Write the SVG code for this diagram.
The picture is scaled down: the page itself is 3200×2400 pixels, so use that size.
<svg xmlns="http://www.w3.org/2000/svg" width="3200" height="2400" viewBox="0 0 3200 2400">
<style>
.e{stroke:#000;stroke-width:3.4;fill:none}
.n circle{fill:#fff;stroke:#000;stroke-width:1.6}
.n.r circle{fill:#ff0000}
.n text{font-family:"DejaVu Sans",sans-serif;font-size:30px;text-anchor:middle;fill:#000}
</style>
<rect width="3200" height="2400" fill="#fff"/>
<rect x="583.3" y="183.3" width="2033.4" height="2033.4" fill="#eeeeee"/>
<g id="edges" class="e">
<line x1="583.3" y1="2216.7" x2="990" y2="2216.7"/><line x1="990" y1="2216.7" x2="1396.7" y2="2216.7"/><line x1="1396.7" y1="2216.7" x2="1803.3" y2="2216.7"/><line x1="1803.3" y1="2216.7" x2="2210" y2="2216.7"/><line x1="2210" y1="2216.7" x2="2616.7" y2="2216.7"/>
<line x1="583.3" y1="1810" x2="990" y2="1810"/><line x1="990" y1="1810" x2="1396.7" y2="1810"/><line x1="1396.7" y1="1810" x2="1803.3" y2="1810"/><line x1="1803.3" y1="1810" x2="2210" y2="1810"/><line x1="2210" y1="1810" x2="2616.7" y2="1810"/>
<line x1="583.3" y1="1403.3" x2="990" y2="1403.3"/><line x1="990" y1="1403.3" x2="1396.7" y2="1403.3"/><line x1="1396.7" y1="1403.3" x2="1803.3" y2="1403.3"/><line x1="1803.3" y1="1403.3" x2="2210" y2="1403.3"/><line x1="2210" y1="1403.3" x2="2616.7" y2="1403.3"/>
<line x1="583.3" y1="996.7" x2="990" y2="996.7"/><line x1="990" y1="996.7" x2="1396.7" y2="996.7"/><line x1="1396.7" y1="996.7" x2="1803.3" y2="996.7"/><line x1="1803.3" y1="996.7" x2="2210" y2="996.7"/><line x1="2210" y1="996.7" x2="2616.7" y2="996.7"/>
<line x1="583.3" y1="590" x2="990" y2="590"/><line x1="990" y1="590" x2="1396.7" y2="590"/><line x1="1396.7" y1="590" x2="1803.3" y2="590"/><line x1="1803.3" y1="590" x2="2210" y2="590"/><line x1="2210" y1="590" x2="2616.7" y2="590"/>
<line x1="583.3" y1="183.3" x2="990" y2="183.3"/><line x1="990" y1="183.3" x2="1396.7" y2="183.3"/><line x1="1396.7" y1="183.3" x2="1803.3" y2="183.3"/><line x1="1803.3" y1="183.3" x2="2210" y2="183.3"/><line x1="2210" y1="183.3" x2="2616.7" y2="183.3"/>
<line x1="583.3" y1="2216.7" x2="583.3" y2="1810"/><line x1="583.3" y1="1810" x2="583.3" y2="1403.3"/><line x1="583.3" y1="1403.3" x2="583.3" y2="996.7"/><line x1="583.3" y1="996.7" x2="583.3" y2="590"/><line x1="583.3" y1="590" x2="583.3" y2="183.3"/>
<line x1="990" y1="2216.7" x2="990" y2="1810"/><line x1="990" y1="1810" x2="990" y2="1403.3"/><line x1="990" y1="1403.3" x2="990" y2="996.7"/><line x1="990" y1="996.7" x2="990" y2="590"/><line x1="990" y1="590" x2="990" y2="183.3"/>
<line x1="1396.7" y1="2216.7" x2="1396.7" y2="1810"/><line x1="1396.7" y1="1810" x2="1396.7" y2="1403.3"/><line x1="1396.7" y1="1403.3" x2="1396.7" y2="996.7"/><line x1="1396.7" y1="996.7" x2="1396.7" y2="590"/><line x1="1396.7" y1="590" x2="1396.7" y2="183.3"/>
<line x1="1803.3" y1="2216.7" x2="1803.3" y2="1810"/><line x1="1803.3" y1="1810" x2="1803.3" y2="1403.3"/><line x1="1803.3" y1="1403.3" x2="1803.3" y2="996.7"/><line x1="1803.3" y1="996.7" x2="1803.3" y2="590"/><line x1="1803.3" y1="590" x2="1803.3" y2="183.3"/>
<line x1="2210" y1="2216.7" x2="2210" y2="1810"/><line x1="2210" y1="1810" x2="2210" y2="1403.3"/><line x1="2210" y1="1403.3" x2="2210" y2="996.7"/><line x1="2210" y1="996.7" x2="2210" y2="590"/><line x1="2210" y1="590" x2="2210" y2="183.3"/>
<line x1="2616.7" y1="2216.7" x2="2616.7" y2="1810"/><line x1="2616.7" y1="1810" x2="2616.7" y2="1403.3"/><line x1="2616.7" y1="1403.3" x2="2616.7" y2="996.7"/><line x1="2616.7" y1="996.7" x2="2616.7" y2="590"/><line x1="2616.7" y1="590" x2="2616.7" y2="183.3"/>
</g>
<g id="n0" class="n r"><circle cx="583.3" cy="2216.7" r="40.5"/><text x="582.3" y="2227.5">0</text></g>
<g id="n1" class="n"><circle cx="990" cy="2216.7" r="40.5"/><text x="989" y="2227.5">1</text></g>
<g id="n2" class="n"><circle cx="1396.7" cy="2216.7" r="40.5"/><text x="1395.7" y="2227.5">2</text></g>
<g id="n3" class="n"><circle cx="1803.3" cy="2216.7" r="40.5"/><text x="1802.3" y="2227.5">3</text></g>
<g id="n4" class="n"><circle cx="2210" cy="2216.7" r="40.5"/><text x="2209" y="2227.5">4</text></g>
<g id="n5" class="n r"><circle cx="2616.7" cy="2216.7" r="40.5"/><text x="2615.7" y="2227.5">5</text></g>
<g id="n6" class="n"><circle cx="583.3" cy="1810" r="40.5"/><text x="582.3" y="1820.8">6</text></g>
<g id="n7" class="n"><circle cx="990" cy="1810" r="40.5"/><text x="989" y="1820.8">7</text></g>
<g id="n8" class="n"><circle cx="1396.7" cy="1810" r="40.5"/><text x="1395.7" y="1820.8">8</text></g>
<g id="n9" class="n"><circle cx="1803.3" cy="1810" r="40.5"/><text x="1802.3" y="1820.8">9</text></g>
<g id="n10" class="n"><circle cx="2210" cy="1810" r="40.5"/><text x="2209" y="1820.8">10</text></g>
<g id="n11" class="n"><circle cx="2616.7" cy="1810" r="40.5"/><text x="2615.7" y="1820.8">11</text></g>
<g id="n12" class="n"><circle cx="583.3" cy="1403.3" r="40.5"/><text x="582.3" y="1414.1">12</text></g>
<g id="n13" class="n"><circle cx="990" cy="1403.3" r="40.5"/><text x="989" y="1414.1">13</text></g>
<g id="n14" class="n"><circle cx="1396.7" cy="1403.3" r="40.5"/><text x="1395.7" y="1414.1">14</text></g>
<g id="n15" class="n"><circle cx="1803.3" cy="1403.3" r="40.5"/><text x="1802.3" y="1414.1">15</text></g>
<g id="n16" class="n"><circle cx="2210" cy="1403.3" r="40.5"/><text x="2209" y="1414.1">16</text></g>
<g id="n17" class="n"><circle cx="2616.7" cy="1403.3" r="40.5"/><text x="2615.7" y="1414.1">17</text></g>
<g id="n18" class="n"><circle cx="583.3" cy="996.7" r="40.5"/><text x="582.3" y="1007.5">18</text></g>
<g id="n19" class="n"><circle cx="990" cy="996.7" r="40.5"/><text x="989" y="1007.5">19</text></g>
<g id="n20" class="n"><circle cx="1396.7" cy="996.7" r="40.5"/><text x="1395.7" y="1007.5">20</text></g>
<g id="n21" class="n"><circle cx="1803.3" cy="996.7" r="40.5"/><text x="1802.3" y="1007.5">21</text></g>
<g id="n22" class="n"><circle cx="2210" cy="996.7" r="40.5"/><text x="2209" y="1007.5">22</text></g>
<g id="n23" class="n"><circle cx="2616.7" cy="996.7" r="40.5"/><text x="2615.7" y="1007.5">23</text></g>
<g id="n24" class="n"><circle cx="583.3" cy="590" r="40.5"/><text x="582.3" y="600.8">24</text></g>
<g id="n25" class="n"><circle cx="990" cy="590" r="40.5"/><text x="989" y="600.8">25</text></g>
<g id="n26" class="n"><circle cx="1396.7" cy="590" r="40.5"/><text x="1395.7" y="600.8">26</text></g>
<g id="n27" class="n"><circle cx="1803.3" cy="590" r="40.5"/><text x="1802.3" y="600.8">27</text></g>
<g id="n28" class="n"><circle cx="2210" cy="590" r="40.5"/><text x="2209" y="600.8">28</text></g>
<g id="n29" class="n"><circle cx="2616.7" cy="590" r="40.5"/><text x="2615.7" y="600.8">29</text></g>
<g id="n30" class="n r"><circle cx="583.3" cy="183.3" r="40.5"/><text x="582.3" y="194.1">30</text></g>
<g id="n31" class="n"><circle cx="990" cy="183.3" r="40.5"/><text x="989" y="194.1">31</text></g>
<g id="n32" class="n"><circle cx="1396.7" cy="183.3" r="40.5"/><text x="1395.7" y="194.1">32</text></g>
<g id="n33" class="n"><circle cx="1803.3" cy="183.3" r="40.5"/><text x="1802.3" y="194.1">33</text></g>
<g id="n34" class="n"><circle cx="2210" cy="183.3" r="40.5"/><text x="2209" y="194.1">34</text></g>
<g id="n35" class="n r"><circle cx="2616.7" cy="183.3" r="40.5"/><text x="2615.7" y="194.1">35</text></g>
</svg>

- [REQUIREMENTS]: What is the number of lines that hold the string "size"? Reply with that number alone.

- [SOLUTION]: 2